Once I reached Deer Creek Canyon road I turned west towards North Turkey Creek Road.  I wanted to see if I could find the lights that form the giant cross on the hillside where the Mount Lindo cemetery is located.

Once you cross the gated entrance to the Mount Lindo Memorial Park, you've got 1.2 miles of steeply climbing dirt road (very smooth for the most part) which takes you up to the top of what I assume is Mount Lindo (Lindo is Pretty in Spanish).  I must say, on a clear day, the views provided by the location of this cemetery must be pretty spectacular.

I parked Valencia in the shade, downed a bottle of water as the day had gotten into the high 90s by now and I was beginning to feel it.  I walked about a bit and stumbled upon the topmost set of lights belonging to the giant cross one sees in the evening from US285.

 The topmost three lights which comprise part of the large cross
of lights one can see at night from Denver.
That's the Denver Metro Area through the hazy smoke, in the distance

As I walked back towards Valencia, I noticed a plethora of stone angels and such placed at different gravesites.  I hope you don't find it morbid, but I found them quite picture-worthy.
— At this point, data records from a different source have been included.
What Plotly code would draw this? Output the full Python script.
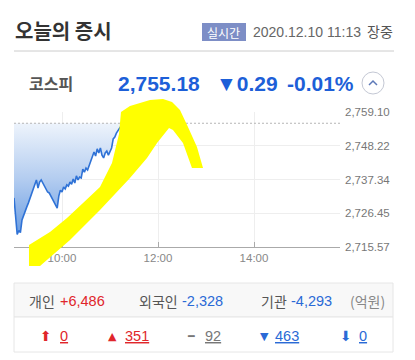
import plotly.graph_objects as go

# ---------------- data ----------------
times = ["09:00","09:02","09:04","09:06","09:08","09:10","09:12","09:14","09:16","09:18",
         "09:20","09:22","09:24","09:26","09:28","09:30","09:32","09:34","09:36","09:38",
         "09:40","09:42","09:44","09:46","09:48","09:50","09:52","09:54","09:56","09:58",
         "10:00","10:02","10:04","10:06","10:08","10:10","10:12","10:14","10:16","10:18",
         "10:20","10:22","10:24","10:26","10:28","10:30","10:32","10:34","10:36","10:38",
         "10:40","10:42","10:44","10:46","10:48","10:50","10:52","10:54","10:56","10:58",
         "11:00","11:02","11:04","11:06","11:08","11:10","11:12","11:13"]
values = [2731.4,2725.9,2719.6,2720.9,2720.2,2724.3,2725.9,2727.5,2728.5,2729.8,
          2731.4,2732.7,2734.0,2735.9,2737.2,2734.6,2736.5,2737.2,2736.2,2735.2,
          2733.9,2733.3,2733.0,2732.0,2730.7,2730.1,2729.1,2728.1,2732.0,2733.9,
          2733.3,2734.9,2734.3,2735.6,2735.2,2736.5,2735.8,2737.5,2736.2,2738.5,
          2737.2,2738.1,2737.8,2740.7,2739.7,2741.0,2740.4,2742.0,2743.6,2744.6,
          2746.2,2744.9,2747.2,2745.9,2747.5,2745.2,2744.3,2745.9,2746.5,2745.2,
          2746.2,2747.5,2750.4,2751.0,2752.3,2753.0,2753.9,2754.3]
prev_close = 2755.47
y_ticks = [2715.57, 2726.45, 2737.34, 2748.22, 2759.10]
y_tick_labels = ["2,715.57", "2,726.45", "2,737.34", "2,748.22", "2,759.10"]
x_ticks = ["10:00", "12:00", "14:00"]
x_range = ["09:00:00", "15:47:30"]

title = "오늘의 증시"
badge = "실시간"
stamp = "2020.12.10 11:13"
status = "장중"
index_name = "코스피"
index_value = "2,755.18"
index_change = "▼0.29"
index_pct = "-0.01%"
investors = [("개인", "+6,486", "#e0262b"), ("외국인", "-2,328", "#2a6ad6"), ("기관", "-4,293", "#2a6ad6")]
unit = "(억원)"
breadth = [("⬆", "0", "#e0262b"), ("▲", "351", "#e0262b"), ("━", "92", "#777777"),
           ("▼", "463", "#2a6ad6"), ("⬇", "0", "#2a6ad6")]

DAY = "2020-12-10 "
xs = [DAY + t for t in times]

W, H = 415, 360
L, R, T, B = 14, 340, 112, 247


def P(x, y):
    return ((x - L) / (R - L), (B - y) / (B - T))


fig = go.Figure()
fig.add_trace(go.Scatter(x=xs, y=[prev_close] * len(xs), mode="lines",
                         line=dict(width=0, color="rgba(0,0,0,0)"), hoverinfo="skip",
                         showlegend=False))
fig.add_trace(go.Scatter(x=xs, y=values, mode="lines", fill="tonexty",
                         fillgradient=dict(type="vertical", start=min(values), stop=prev_close,
                                           colorscale=[[0, "#6b9de2"], [0.5, "#b4cdf0"], [1, "#eef4fc"]]),
                         line=dict(color="#2f72d6", width=1.6), showlegend=False))

shapes = []
# previous close dashed line
shapes.append(dict(type="line", xref="paper", yref="y", x0=0, x1=1, y0=prev_close, y1=prev_close,
                   line=dict(color="#b5b5b5", width=1, dash="2px,2px"), layer="above"))
# header separator
x0, y0 = P(14, 51); x1, _ = P(394, 51)
shapes.append(dict(type="line", xref="paper", yref="paper", x0=x0, x1=x1, y0=y0, y1=y0,
                   line=dict(color="#cccccc", width=1)))
# badge
bx0, by0 = P(202, 41); bx1, by1 = P(246, 23)
shapes.append(dict(type="rect", xref="paper", yref="paper", x0=bx0, x1=bx1, y0=by0, y1=by1,
                   fillcolor="#7d8ec6", line=dict(width=0)))
# circle button
cx0, cy0 = P(362, 94); cx1, cy1 = P(384, 72)
shapes.append(dict(type="circle", xref="paper", yref="paper", x0=cx0, x1=cx1, y0=cy0, y1=cy1,
                   line=dict(color="#c4c8d4", width=1), fillcolor="white"))
a, b, c = P(369, 85), P(373, 81), P(377, 85)
shapes.append(dict(type="path", xref="paper", yref="paper",
                   path=f"M {a[0]},{a[1]} L {b[0]},{b[1]} L {c[0]},{c[1]}",
                   line=dict(color="#5d79b8", width=1.5)))
# bottom panel
px0, py0 = P(14, 352); px1, py1 = P(393, 283)
_, pym = P(14, 317)
shapes.append(dict(type="rect", xref="paper", yref="paper", x0=px0, x1=px1, y0=pym, y1=py1,
                   fillcolor="#f8f8f8", line=dict(color="#e6e6e6", width=1)))
shapes.append(dict(type="rect", xref="paper", yref="paper", x0=px0, x1=px1, y0=py0, y1=pym,
                   fillcolor="white", line=dict(color="#e6e6e6", width=1)))
# hand-drawn yellow arrow
arrow_px = [(29, 266), (29, 245), (50, 232), (67, 218), (83, 203), (100, 187), (112, 163),
            (119, 134), (121, 112), (130, 106), (150, 100), (163, 99), (172, 102), (180, 110),
            (188, 127), (197, 147), (203, 168), (192, 168), (183, 143), (173, 130), (169, 128),
            (157, 143), (147, 158), (130, 178), (100, 210), (70, 240), (40, 266)]
pts = [P(x, y) for x, y in arrow_px]
path = "M " + " L ".join(f"{x:.4f},{y:.4f}" for x, y in pts) + " Z"
shapes.append(dict(type="path", xref="paper", yref="paper", path=path,
                   fillcolor="#ffff00", line=dict(width=0), layer="above"))

ann = []
KR = "Noto Sans CJK KR"
LAT = "Liberation Sans"


def text(x, y, s, size, color, family=KR, bold=False, under=False, anchor="left"):
    px_, py_ = P(x, y)
    f = dict(size=size, color=color, family=family)
    if bold:
        f["weight"] = "bold"
    if under:
        f["lineposition"] = "under"
    ann.append(dict(xref="paper", yref="paper", x=px_, y=py_, text=s, showarrow=False,
                    xanchor=anchor, yanchor="middle", font=f))


text(13, 31, title, 20, "#333333", bold=True)
text(224, 32, badge, 12, "white", anchor="center")
text(251, 32, stamp, 14, "#666666", family=LAT)
text(365, 31, status, 14, "#555555")
text(27, 83, index_name, 16, "#555555", bold=True)
text(116, 83, index_value, 21, "#1d5fd8", family=LAT, bold=True)
text(214, 83, index_change, 21, "#1d5fd8", family=LAT, bold=True)
text(285, 83, index_pct, 21, "#1d5fd8", family=LAT, bold=True)

inv_x = [(27, 58), (137, 180), (259, 289)]
for (lab, val, col), (xl, xv) in zip(investors, inv_x):
    text(xl, 301, lab, 14, "#555555")
    text(xv, 301, val, 14.5, col, family=LAT)
text(348, 301, unit, 14, "#888888")

br_x = [(38, 58), (106, 123), (185, 203), (258, 273), (338, 357)]
for (sym, val, col), (xs_, xv) in zip(breadth, br_x):
    sz = 14 if sym in ("⬆", "⬇") else 11
    text(xs_, 336, sym, sz, col, family="DejaVu Sans", bold=sym == "━")
    text(xv, 336, val, 14.5, col, family=LAT, under=True)

fig.update_layout(
    width=W, height=H, margin=dict(l=L, r=W - R, t=T, b=H - B, pad=0),
    paper_bgcolor="white", plot_bgcolor="white", showlegend=False,
    shapes=shapes, annotations=ann,
    xaxis=dict(type="date", range=[DAY + x_range[0], DAY + x_range[1]],
               tickvals=[DAY + t for t in x_ticks], ticktext=x_ticks,
               showgrid=True, gridcolor="#eeeeee", gridwidth=1,
               showline=True, linecolor="#aaaaaa", linewidth=1,
               ticks="inside", ticklen=5, tickcolor="#aaaaaa",
               tickfont=dict(family=LAT, size=11.5, color="#888888"),
               zeroline=False, fixedrange=True),
    yaxis=dict(range=[y_ticks[0], y_ticks[-1]], side="right",
               tickvals=y_ticks, ticktext=y_tick_labels,
               showgrid=True, gridcolor="#eeeeee", gridwidth=1,
               showline=False, ticks="", ticklabelstandoff=4,
               tickfont=dict(family=LAT, size=11.5, color="#777777"),
               zeroline=False, fixedrange=True),
)

fig.write_html("out.html")
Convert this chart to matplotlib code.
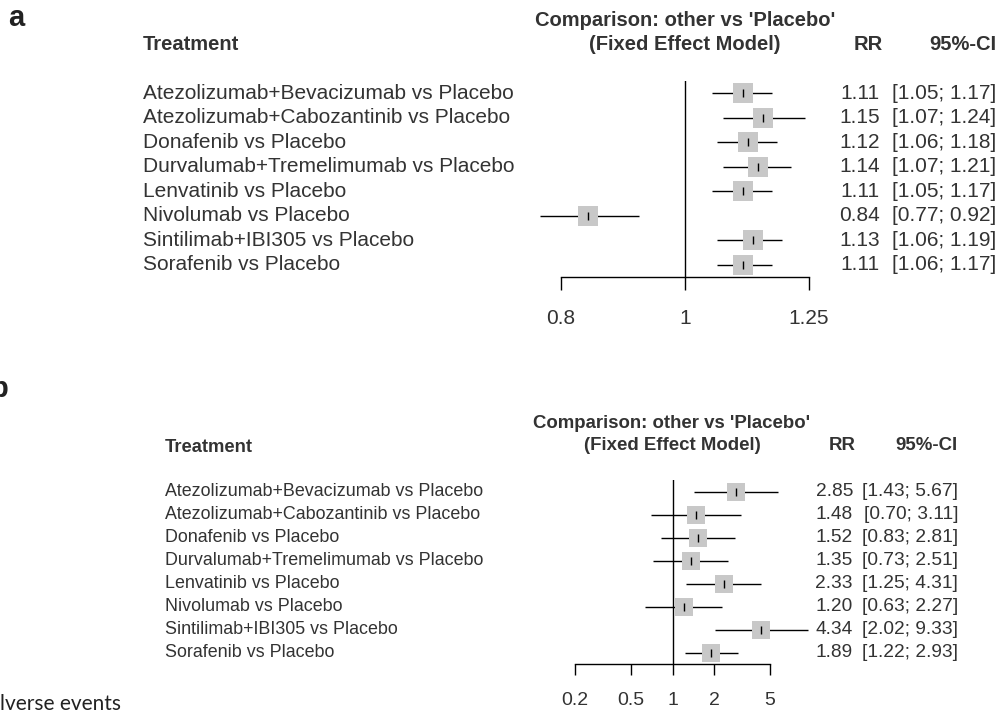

I'd mentioned the smoky/hazy conditions before?  Well, the heat wasn't helping things any, I think we were under a temperature inversion condition, which kept the smoke hanging low among the hills and nearby mountain tops.
 A view of US 285 from Mount Lindo Memorial Park


After I descended from Mount Lindo, it was just hot riding back into the Denver Metro area on US285, enduring the heat and spraying myself down whenever I stopped to alleviate some of the heat.  I made it home sometime after 4:00PM with no issues.  Valencia once again had performed marvelously in the heat and riding conditions I put her through.